For any robots.txt trouble, our Support Experts normally start troubleshooting the error by checking the robots.txt file.

We check it for any disallow rule being set which causes the error.

On checking, we found that the below code was set in the robots.txt file:

# robots.txt
#
# This file is to prevent the crawling and indexing of certain parts
# of your site by web crawlers and spiders run by sites like Yahoo!
# and Google.
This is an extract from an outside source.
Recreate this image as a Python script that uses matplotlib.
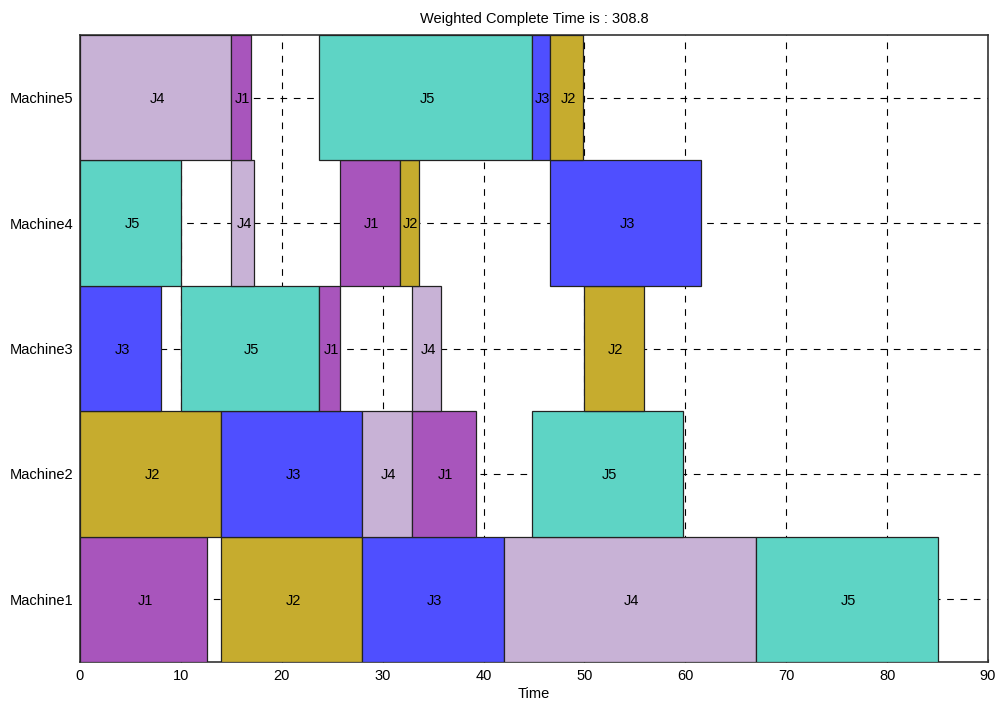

By telling these "robots" where not to go on your site,
# you save bandwidth and server resources.
# Website Sitemap
Sitemap: http://www.mydomain.com/sitemap.xml
# Crawlers Setup
User-agent: *
# Allowable Index
Allow: /index.php/blog/
# Directories
Disallow: /404/
Disallow: /app/</code

Here, the sitemap URL is set to HTTP.

The customer had earlier told about the website to be working well before SSL was installed.

So after SSL installation on the website, the Sitemap URL also must be updated to HTTPS.

Once this was set, we suggested the customer wait for the search engine to re-crawl the website.

Finally, this fixed the error.

2. Telling Google to re-crawl the website

We had another customer with the same problem but a different solution.

Let's take a look at it.

Our Support Experts started troubleshooting the problem by checking the robots.txt file and here it is:

User-agent: *
Disallow: /wp-admin/
Allow: /wp-admin/admin-ajax.php

The file was fine as the disallow was set to the other path than the one having the problem.

Also, we confirmed with our customer that there were no disallow rules set in the sitemap.

So we further continued troubleshooting by manually telling Google to crawl the website.

We did it by navigating to the Search Console property >> Crawl >> Fetch as Google >> Add then entered the URL path which Google was warning about and >> Fetch.

Once reloaded, click on Request Indexing >> Crawl only this URL.